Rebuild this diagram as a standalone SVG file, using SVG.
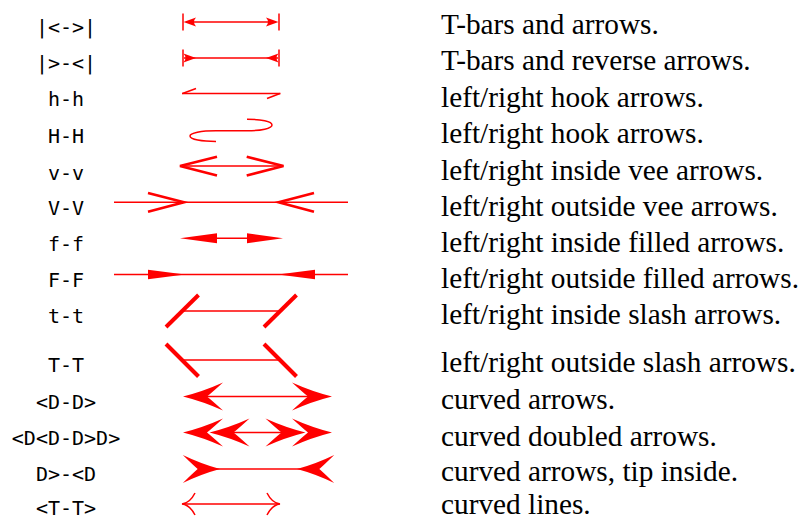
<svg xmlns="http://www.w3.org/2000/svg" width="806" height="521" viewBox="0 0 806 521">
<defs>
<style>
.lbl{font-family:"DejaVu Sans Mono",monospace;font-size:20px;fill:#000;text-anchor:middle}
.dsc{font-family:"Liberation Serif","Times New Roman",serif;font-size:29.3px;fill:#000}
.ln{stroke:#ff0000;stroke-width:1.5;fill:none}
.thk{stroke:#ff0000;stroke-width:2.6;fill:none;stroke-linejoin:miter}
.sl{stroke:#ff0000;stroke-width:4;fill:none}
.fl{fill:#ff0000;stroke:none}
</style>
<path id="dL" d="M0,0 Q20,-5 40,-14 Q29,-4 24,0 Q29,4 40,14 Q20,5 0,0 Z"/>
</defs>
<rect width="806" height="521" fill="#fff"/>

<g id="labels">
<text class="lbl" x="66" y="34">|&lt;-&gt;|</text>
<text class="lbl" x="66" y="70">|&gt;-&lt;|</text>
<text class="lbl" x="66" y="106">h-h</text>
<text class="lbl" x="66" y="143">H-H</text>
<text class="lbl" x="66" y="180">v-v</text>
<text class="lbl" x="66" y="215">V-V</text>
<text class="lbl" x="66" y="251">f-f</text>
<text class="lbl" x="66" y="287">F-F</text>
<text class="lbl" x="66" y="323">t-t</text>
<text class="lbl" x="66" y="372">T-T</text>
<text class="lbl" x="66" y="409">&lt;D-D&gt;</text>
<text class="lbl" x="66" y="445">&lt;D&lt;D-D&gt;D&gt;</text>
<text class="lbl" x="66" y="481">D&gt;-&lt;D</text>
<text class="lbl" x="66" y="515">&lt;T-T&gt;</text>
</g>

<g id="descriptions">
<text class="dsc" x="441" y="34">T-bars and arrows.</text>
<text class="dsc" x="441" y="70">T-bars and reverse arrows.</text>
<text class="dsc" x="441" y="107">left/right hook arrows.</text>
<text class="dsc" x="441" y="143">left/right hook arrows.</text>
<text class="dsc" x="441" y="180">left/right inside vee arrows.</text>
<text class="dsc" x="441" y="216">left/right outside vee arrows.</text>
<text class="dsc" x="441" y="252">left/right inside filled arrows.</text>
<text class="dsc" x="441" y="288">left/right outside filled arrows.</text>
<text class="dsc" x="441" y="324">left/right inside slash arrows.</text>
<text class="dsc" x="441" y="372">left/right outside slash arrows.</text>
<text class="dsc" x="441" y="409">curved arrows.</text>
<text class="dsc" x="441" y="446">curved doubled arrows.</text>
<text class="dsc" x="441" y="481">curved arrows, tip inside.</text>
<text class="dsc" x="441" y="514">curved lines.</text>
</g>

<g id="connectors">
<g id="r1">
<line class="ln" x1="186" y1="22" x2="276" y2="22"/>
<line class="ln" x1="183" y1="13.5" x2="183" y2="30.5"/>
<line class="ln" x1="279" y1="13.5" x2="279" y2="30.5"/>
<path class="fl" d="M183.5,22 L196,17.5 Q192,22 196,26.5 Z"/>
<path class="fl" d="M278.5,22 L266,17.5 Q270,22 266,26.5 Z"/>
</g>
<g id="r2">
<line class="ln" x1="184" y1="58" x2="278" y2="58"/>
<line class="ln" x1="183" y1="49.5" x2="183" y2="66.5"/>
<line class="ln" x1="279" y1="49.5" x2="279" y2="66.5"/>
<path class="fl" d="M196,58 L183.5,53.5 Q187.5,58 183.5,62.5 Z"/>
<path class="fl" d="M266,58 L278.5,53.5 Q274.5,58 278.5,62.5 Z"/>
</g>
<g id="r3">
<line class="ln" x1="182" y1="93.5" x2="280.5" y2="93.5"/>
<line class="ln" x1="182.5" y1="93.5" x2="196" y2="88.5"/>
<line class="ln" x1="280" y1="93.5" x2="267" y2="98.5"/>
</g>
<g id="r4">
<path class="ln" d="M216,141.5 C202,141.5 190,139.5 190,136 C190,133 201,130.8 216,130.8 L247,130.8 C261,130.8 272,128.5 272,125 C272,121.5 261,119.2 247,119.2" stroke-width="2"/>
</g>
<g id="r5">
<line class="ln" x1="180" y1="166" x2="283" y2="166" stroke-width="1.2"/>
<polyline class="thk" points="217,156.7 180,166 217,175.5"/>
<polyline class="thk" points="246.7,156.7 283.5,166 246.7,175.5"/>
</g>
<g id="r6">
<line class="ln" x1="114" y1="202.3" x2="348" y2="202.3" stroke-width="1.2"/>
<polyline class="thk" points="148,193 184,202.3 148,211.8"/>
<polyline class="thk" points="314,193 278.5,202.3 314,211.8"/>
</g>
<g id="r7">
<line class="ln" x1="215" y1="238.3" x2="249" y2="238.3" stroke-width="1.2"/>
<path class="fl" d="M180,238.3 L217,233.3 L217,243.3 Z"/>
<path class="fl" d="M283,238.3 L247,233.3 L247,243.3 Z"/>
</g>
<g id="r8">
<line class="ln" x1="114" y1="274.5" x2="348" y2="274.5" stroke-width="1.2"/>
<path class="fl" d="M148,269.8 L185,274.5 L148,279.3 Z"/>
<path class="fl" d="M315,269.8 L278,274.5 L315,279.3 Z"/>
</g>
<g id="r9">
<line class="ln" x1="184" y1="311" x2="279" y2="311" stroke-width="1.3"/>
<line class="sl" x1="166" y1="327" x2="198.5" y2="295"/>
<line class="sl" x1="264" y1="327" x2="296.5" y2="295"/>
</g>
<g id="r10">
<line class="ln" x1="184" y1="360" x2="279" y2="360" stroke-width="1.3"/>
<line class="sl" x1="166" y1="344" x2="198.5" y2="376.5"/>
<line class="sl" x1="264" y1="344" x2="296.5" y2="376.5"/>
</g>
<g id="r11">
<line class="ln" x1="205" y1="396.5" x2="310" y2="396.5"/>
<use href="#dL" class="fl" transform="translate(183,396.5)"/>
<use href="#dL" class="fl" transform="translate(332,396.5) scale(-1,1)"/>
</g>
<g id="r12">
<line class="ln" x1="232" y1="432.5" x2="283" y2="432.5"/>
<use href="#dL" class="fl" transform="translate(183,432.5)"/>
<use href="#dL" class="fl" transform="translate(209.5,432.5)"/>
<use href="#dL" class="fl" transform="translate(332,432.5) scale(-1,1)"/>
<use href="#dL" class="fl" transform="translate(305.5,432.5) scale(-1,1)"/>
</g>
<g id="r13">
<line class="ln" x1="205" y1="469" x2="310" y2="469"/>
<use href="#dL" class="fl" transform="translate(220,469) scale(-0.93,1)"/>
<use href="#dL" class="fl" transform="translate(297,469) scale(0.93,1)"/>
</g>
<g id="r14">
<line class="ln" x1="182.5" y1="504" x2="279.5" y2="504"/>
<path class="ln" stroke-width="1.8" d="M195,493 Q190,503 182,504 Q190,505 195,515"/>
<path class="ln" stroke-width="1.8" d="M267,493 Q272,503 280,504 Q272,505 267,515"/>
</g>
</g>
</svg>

-.-.-

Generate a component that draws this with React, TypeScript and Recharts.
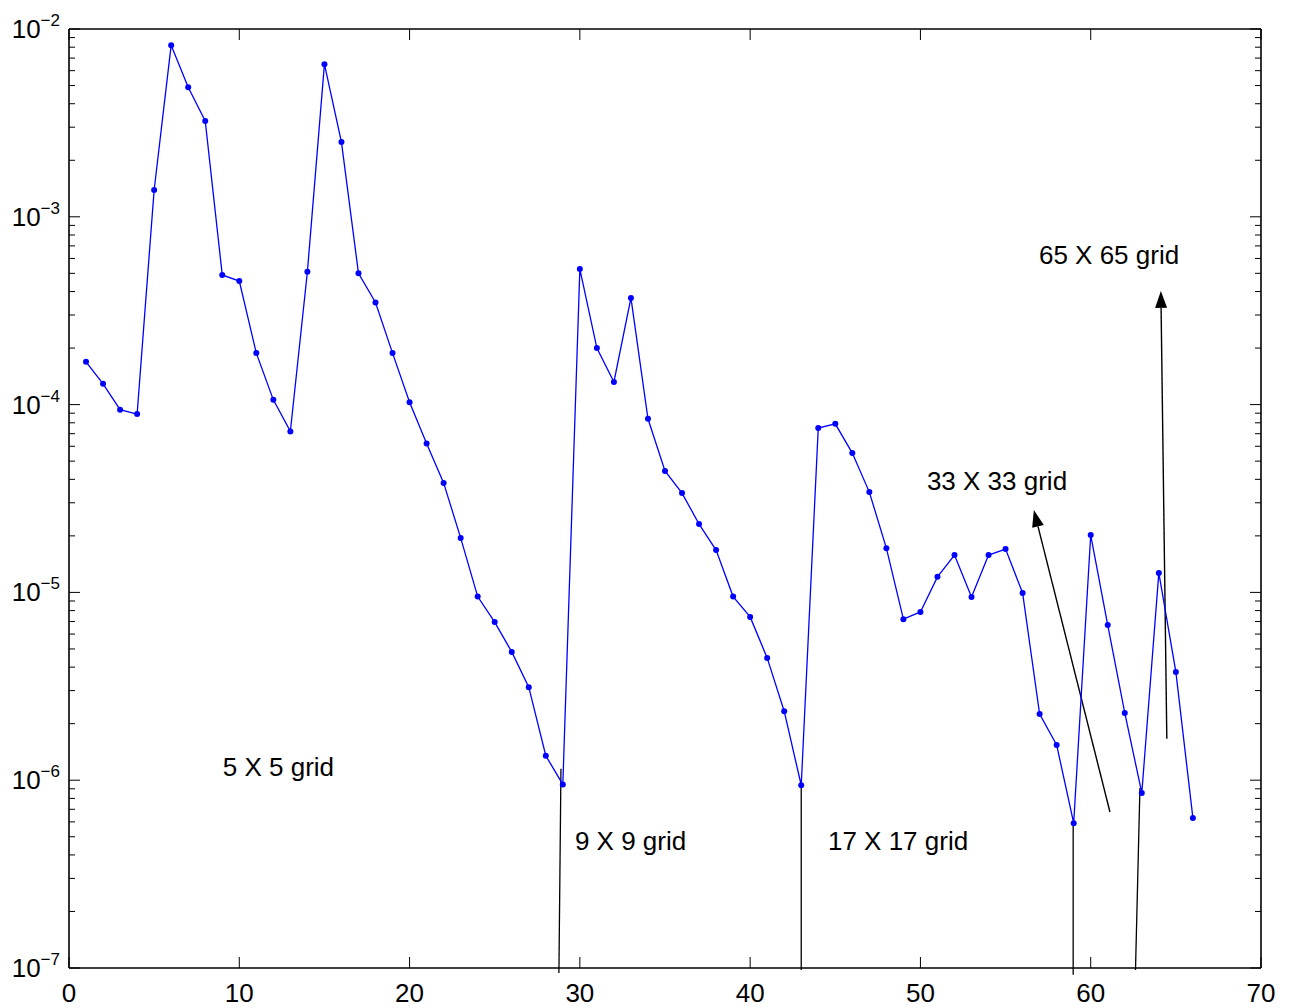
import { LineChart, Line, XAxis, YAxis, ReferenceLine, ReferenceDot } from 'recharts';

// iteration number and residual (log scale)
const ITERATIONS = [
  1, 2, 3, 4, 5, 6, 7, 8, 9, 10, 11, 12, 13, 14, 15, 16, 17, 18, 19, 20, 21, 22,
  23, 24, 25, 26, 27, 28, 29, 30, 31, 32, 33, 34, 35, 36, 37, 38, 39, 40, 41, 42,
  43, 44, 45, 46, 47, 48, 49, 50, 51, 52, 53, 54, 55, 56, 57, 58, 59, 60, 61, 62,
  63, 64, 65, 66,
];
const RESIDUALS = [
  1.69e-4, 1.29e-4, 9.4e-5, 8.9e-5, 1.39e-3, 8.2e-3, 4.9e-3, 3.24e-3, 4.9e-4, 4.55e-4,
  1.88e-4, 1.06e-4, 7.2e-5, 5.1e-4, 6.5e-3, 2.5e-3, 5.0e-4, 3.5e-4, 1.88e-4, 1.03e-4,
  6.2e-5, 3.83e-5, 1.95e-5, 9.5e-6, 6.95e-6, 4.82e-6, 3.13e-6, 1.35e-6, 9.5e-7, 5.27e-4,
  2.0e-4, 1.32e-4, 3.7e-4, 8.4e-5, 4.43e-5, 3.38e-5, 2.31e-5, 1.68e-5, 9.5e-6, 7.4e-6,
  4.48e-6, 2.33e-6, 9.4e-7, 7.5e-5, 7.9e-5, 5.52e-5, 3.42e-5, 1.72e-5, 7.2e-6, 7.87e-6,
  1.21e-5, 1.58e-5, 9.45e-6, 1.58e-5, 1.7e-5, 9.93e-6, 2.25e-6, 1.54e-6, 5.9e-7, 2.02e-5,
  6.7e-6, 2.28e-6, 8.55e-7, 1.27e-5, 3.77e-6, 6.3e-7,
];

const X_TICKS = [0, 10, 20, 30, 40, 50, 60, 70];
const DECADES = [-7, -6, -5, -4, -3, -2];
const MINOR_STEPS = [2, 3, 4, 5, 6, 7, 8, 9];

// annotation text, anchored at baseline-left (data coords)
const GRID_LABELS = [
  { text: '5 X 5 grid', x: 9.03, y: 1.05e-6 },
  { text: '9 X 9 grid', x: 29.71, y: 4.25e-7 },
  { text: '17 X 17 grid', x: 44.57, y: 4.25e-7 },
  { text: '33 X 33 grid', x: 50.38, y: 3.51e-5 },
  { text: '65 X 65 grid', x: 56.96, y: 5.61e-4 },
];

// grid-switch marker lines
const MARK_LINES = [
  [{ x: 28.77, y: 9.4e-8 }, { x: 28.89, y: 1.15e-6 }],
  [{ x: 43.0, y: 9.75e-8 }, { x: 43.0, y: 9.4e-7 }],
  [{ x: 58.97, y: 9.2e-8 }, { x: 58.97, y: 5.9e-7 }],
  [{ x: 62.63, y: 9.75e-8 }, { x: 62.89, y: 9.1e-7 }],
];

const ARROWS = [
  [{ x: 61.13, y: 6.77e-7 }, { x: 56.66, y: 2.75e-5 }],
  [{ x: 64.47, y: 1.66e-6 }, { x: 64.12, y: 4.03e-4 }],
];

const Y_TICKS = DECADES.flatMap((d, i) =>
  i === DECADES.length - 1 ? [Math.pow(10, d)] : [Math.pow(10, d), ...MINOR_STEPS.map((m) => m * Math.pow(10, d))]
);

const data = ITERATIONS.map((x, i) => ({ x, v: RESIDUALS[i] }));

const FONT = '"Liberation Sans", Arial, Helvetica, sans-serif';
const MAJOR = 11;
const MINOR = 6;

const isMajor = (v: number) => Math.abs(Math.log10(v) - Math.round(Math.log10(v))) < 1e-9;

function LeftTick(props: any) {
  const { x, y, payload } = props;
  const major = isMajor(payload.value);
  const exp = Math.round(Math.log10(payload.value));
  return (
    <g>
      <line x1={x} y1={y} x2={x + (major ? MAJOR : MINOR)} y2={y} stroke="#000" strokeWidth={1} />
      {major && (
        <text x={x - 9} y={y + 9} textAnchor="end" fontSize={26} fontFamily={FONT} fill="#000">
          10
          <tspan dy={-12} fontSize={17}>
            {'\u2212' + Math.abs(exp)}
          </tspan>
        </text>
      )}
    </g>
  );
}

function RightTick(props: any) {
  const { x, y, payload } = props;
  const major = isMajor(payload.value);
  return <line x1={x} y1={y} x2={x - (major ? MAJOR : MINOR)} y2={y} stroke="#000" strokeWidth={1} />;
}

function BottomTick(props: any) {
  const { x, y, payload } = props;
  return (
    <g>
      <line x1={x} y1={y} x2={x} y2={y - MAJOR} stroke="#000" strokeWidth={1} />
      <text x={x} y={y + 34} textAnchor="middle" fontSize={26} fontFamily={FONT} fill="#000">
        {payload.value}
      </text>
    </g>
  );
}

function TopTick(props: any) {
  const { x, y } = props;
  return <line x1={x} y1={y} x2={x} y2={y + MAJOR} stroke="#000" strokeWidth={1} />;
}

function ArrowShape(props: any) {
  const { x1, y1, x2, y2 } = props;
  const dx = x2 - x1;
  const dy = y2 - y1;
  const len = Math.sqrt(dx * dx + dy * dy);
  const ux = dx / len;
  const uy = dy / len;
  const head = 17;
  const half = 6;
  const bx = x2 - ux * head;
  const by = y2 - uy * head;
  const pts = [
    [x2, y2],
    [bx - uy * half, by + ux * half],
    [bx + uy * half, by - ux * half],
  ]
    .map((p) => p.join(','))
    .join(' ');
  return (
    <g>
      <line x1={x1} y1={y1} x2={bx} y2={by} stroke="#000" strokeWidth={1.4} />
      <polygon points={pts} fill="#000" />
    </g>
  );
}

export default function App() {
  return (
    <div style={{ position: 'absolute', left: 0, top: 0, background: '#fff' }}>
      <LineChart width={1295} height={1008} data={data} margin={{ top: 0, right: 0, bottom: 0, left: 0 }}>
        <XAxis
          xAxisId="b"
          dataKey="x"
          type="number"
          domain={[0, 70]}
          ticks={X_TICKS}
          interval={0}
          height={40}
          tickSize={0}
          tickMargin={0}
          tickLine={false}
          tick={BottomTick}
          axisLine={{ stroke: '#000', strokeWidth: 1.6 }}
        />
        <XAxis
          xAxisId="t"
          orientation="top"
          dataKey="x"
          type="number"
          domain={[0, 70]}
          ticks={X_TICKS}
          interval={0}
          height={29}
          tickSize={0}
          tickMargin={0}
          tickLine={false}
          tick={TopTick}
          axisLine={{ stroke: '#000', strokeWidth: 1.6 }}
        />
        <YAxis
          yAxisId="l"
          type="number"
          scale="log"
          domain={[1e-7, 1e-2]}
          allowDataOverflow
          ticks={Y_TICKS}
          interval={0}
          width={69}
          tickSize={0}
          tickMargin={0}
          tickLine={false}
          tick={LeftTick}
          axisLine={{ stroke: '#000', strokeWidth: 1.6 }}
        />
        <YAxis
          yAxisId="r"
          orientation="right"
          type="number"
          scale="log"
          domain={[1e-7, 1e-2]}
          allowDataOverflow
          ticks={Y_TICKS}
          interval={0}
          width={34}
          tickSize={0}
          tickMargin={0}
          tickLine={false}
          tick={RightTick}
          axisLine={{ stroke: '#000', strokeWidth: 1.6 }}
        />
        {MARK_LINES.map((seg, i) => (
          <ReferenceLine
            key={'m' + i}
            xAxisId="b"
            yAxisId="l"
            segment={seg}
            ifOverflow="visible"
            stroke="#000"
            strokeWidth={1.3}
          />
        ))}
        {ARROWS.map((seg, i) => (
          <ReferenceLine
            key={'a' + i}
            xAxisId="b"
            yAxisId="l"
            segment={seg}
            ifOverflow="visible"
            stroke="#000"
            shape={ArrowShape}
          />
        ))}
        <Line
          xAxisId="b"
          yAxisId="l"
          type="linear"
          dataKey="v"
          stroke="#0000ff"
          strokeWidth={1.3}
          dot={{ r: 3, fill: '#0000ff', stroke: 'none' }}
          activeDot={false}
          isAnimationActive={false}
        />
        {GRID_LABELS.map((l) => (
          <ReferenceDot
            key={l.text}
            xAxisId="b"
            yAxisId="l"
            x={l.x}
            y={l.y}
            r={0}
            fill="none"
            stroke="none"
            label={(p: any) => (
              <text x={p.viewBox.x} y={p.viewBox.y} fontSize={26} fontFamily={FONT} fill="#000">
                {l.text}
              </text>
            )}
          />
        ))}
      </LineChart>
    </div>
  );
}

-.-.-

PROBLEM: Write out, exactly and with nothing added, everything from the line with "Generate a component" down to the line with "YAxis, ReferenceLine, ReferenceDot", both included. Drop any pictures.

THE ANSWER:
Generate a component that draws this with React, TypeScript and Recharts.
import { LineChart, Line, XAxis, YAxis, ReferenceLine, ReferenceDot } from 'recharts';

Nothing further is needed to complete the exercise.